What the exercise asks —
Retype only what runs from the first line of the records to the line with "var yTicks = [0, 2, 4, 6, 8, 10, 12];", inclusive, and no pictures.

Given entries —

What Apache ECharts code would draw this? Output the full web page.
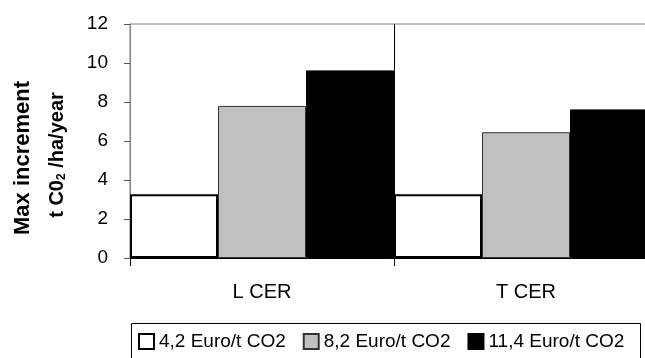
<!DOCTYPE html>
<html>
<head>
<meta charset="utf-8">
<script src="https://cdn.jsdelivr.net/npm/echarts@6/dist/echarts.min.js"></script>
<style>html,body{margin:0;padding:0;background:#fff;}#c{width:645px;height:358px;}</style>
</head>
<body>
<div id="c"></div>
<script>
var categories = ['L CER', 'T CER'];
var seriesNames = ['4,2 Euro/t CO2', '8,2 Euro/t CO2', '11,4 Euro/t CO2'];
var low = [3.27, 3.27];
var mid = [7.8, 6.45];
var high = [9.62, 7.62];
var yTicks = [0, 2, 4, 6, 8, 10, 12];

var font = 'Liberation Sans, Arial, sans-serif';
var chart = echarts.init(document.getElementById('c'));
chart.setOption({
  animation: false,
  backgroundColor: '#fff',
  textStyle: {fontFamily: font},
  grid: {left: 130, top: 24, width: 528, height: 234, show: true, borderColor: '#808080', borderWidth: 1,
         containLabel: false, outerBoundsMode: 'none'},
  legend: {
    left: 138, top: 332, width: 505,
    data: seriesNames,
    itemWidth: 15, itemHeight: 15, itemGap: 17,
    padding: 0,
    textStyle: {fontSize: 19, color: '#000', fontFamily: font},
    icon: 'rect'
  },
  xAxis: {
    type: 'category', data: categories, boundaryGap: true,
    axisLine: {lineStyle: {color: '#000', width: 1}},
    axisTick: {show: true, length: 8, lineStyle: {color: '#000'}},
    splitLine: {show: true, lineStyle: {color: '#000', width: 1}},
    axisLabel: {fontSize: 20, color: '#000', margin: 24, fontFamily: font}
  },
  yAxis: {
    type: 'value', min: yTicks[0], max: yTicks[yTicks.length - 1], interval: 2,
    axisLine: {show: true, lineStyle: {color: '#808080'}},
    axisTick: {show: true, length: 6, lineStyle: {color: '#555'}},
    splitLine: {show: false},
    axisLabel: {fontSize: 19, color: '#000', margin: 22, fontFamily: font}
  },
  graphic: [
    {type: 'rect', shape: {x: 131.5, y: 323.5, width: 509, height: 60},
     style: {fill: 'none', stroke: '#000', lineWidth: 1}, silent: true},
    {type: 'text', x: 23, y: 158, rotation: Math.PI / 2,
     style: {text: 'Max increment', font: 'bold 22px ' + font, fill: '#000', textAlign: 'center', textVerticalAlign: 'middle'}},
    {type: 'text', x: 57, y: 155, rotation: Math.PI / 2,
     style: {text: 't C0{s|2} /ha/year', font: 'bold 20px ' + font, fill: '#000', textAlign: 'center', textVerticalAlign: 'middle',
       rich: {s: {fontSize: 12, fontWeight: 'bold', fontFamily: font, verticalAlign: 'bottom', padding: [10, 0, 0, 0]}}}}
  ],
  series: [
    {name: seriesNames[0], type: 'bar', data: low, barGap: '0%', barCategoryGap: '0%',
     itemStyle: {color: '#fff', borderColor: '#000', borderWidth: 2}},
    {name: seriesNames[1], type: 'bar', data: mid, barGap: '0%', barCategoryGap: '0%',
     itemStyle: {color: '#c0c0c0', borderColor: '#333', borderWidth: 1}},
    {name: seriesNames[2], type: 'bar', data: high, barGap: '0%', barCategoryGap: '0%',
     itemStyle: {color: '#000', borderColor: '#000', borderWidth: 1}}
  ]
});
</script>
</body>
</html>
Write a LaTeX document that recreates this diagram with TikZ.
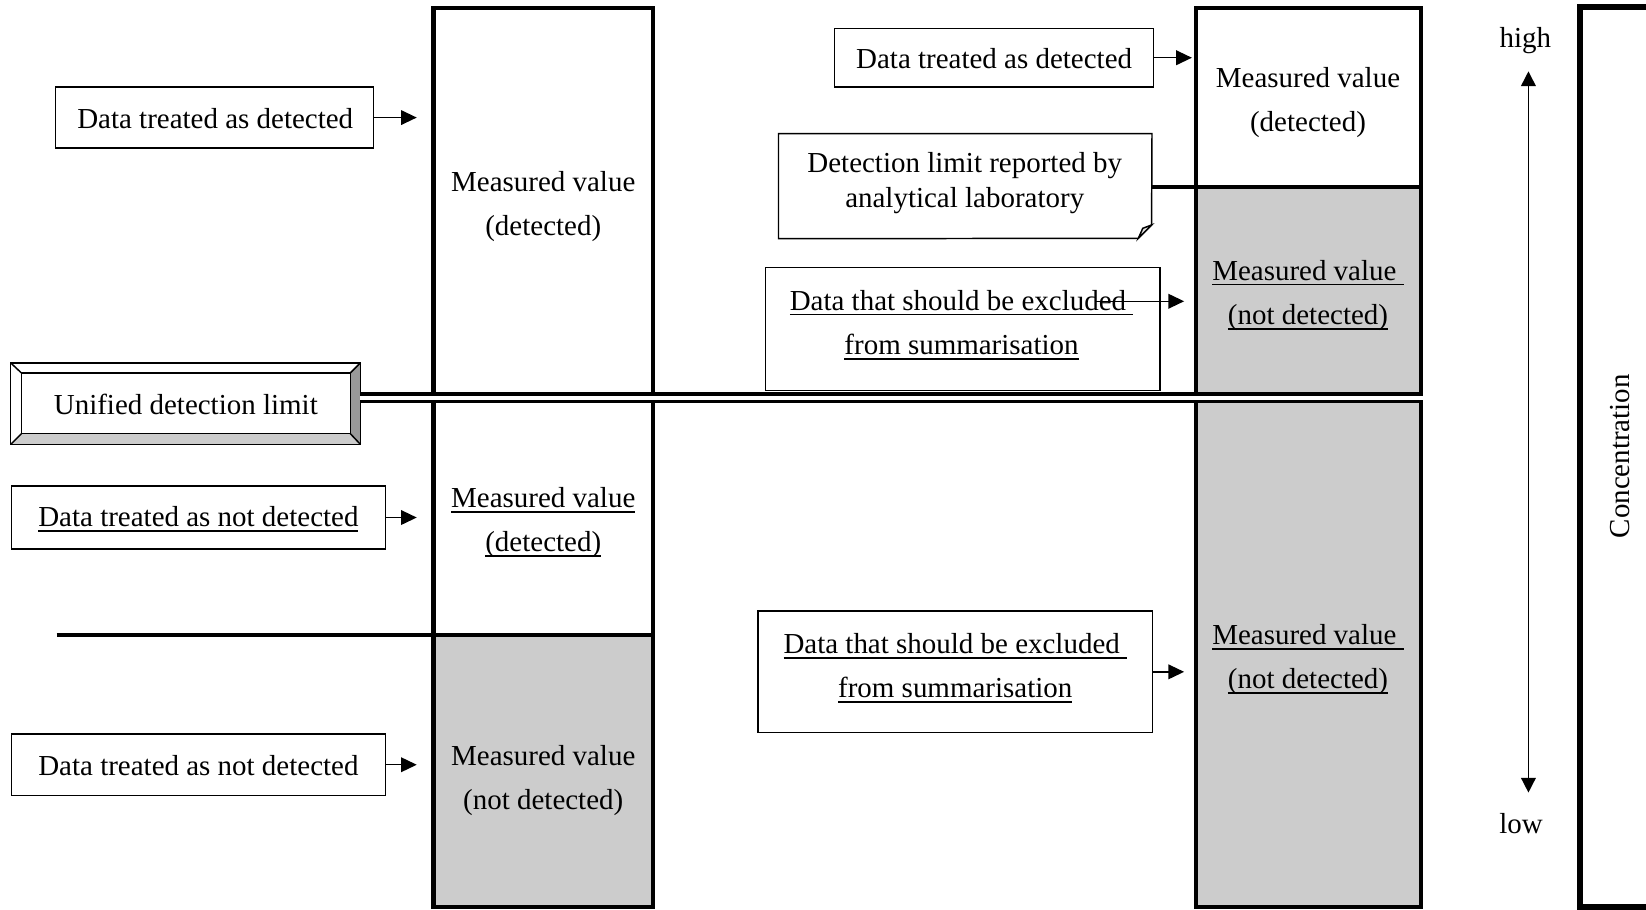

Response for this exercise —
What Apache ECharts code would draw this? Output the full web page.
<!DOCTYPE html>
<html>
<head>
<meta charset="utf-8">
<script src="https://cdn.jsdelivr.net/npm/echarts@6/dist/echarts.min.js"></script>
<style>html,body{margin:0;padding:0;background:#fff;}#c{width:645px;height:358px;}</style>
</head>
<body>
<div id="c"></div>
<script>
var categories = ['L CER', 'T CER'];
var seriesNames = ['4,2 Euro/t CO2', '8,2 Euro/t CO2', '11,4 Euro/t CO2'];
var low = [3.27, 3.27];
var mid = [7.8, 6.45];
var high = [9.62, 7.62];
var yTicks = [0, 2, 4, 6, 8, 10, 12];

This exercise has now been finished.